Kashua’s novel adapted into award-winning film

A still from “Let It Be Morning,” based on the novel by WashU’s Sayed Kashua. (Photo courtesy of Cohen Media Group)

Sayed Kashua is a doctoral student on the international writers track in comparative literature in Arts & Sciences at Washington University in St. Louis. A published novelist, screenwriter, and journalist, he is regarded as one of Israel’s most prominent Palestinian voices. The film “Let It Be Morning,” adapted from one of Kashua’s novels, will officially open in St. Louis Feb. 17 at Landmark’s Plaza Frontenac Cinema.

But first, on Feb. 12, the internationally acclaimed film, directed by Eran Kolirin, will premiere at the Hi-Pointe Theatre.

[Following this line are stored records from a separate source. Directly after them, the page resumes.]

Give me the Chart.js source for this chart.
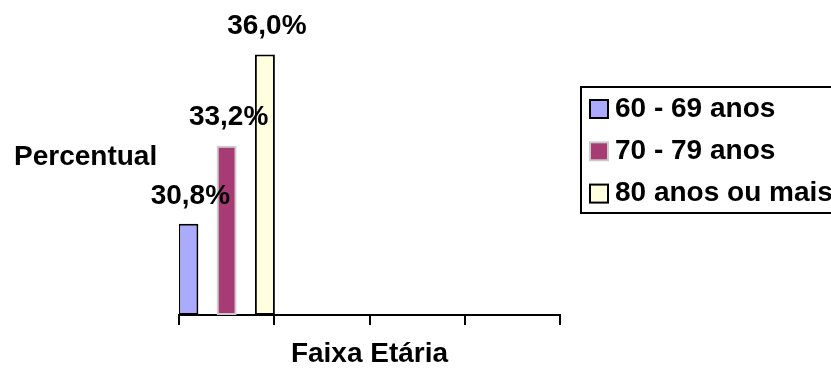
<!DOCTYPE html>
<html lang="pt">
<head>
<meta charset="utf-8">
<title>Faixa Etária</title>
<script src="https://cdn.jsdelivr.net/npm/chart.js@4/dist/chart.umd.min.js"></script>
<style>
  html, body { margin: 0; padding: 0; background: #ffffff; overflow: hidden; }
  #wrap { width: 831px; height: 368px; }
</style>
</head>
<body>
<div id="wrap"><canvas id="chart" width="831" height="368"></canvas></div>
<script>
// Age groups, one dataset each
const seriesNames = ['60 - 69 anos', '70 - 79 anos', '80 anos ou mais'];
// Percent share of each group (all in the first slot of the axis)
const seriesValues = [30.8, 33.2, 36.0];
// Category slots along the x axis (unlabelled)
const categories = ['', '', '', ''];
// Value axis range
const yMin = 28;
const yMax = 37;

const fillColors = ['#AAAAFF', '#A63C73', '#FFFFDF'];
const edgeColors = ['#000000', '#CCCCCC', '#000000'];
const FONT = '"Liberation Sans", Arial, sans-serif';
const fmt = v => v.toFixed(1).replace('.', ',') + '%';

const datasets = seriesNames.map((name, i) => ({
  label: name,
  data: categories.map((c, k) => (k === 0 ? seriesValues[i] : null)),
  base: yMin,
  backgroundColor: fillColors[i],
  borderColor: edgeColors[i],
  borderWidth: 2,
  borderSkipped: false,
  categoryPercentage: 1.205,
  barPercentage: 0.523
}));

// Value labels above each bar
const valueLabels = {
  id: 'valueLabels',
  afterDatasetsDraw(chart) {
    const ctx = chart.ctx;
    ctx.save();
    ctx.font = 'bold 28px ' + FONT;
    ctx.fillStyle = '#000000';
    ctx.textAlign = 'center';
    ctx.textBaseline = 'middle';
    chart.data.datasets.forEach((ds, i) => {
      const el = chart.getDatasetMeta(i).data[0];
      ctx.fillText(fmt(ds.data[0]), el.x + 2, el.y - 28);
    });
    ctx.restore();
  }
};

// Horizontal axis caption on the left and a boxed legend on the right
const sideText = {
  id: 'sideText',
  afterDraw(chart) {
    const ctx = chart.ctx;
    ctx.save();
    ctx.font = 'bold 28px ' + FONT;
    ctx.fillStyle = '#000000';
    ctx.textAlign = 'left';
    ctx.textBaseline = 'middle';
    ctx.fillText('Percentual', 14, 157);

    // legend frame (runs past the right edge)
    ctx.lineWidth = 2;
    ctx.strokeStyle = '#000000';
    ctx.strokeRect(581, 87, 320, 126);

    chart.data.datasets.forEach((ds, i) => {
      const cy = 109 + i * 42.3;
      ctx.fillStyle = ds.backgroundColor;
      ctx.fillRect(590, cy - 9, 18, 18);
      ctx.strokeStyle = ds.borderColor;
      ctx.lineWidth = 2;
      ctx.strokeRect(590, cy - 9, 18, 18);
      ctx.fillStyle = '#000000';
      ctx.fillText(ds.label, 615, cy);
    });
    ctx.restore();
  }
};

new Chart(document.getElementById('chart'), {
  type: 'bar',
  data: { labels: categories, datasets },
  options: {
    responsive: false,
    devicePixelRatio: 1,
    animation: false,
    layout: { padding: { left: 179, right: 271, top: 22, bottom: 0 } },
    plugins: {
      legend: { display: false },
      tooltip: { enabled: false },
      title: { display: false }
    },
    scales: {
      x: {
        type: 'category',
        offset: true,
        grid: {
          offset: true,
          drawOnChartArea: false,
          drawTicks: true,
          tickLength: 10,
          color: '#000000',
          lineWidth: 2
        },
        border: { display: true, color: '#000000', width: 2 },
        ticks: { display: false },
        title: {
          display: true,
          text: 'Faixa Etária',
          color: '#000000',
          font: { family: FONT, size: 28, weight: 'bold', lineHeight: 1 },
          padding: { top: 0, bottom: 0 }
        },
        afterFit(scale) { scale.height = 53; }
      },
      y: {
        display: false,
        min: yMin,
        max: yMax
      }
    }
  },
  plugins: [valueLabels, sideText]
});
</script>
</body>
</html>
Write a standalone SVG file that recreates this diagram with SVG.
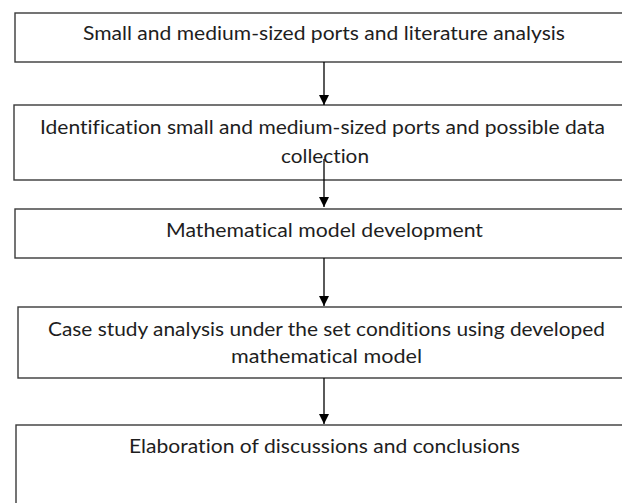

“As a Palestinian writer, it’s risky to work with an Israeli director,” Kashua said. “Some people say, ‘The occupier will never understand.’ But I appreciate Kolirin’s interpretation; the film is very sensitive and well-done.”

The film, which won Best Picture at the Israeli Academy Awards in 2021, follows a journalist who returns to his Palestinian village after working in Jerusalem for many years. One morning, he tries to commute to his job, only to discover that the Israeli military has blockaded all exits from the village.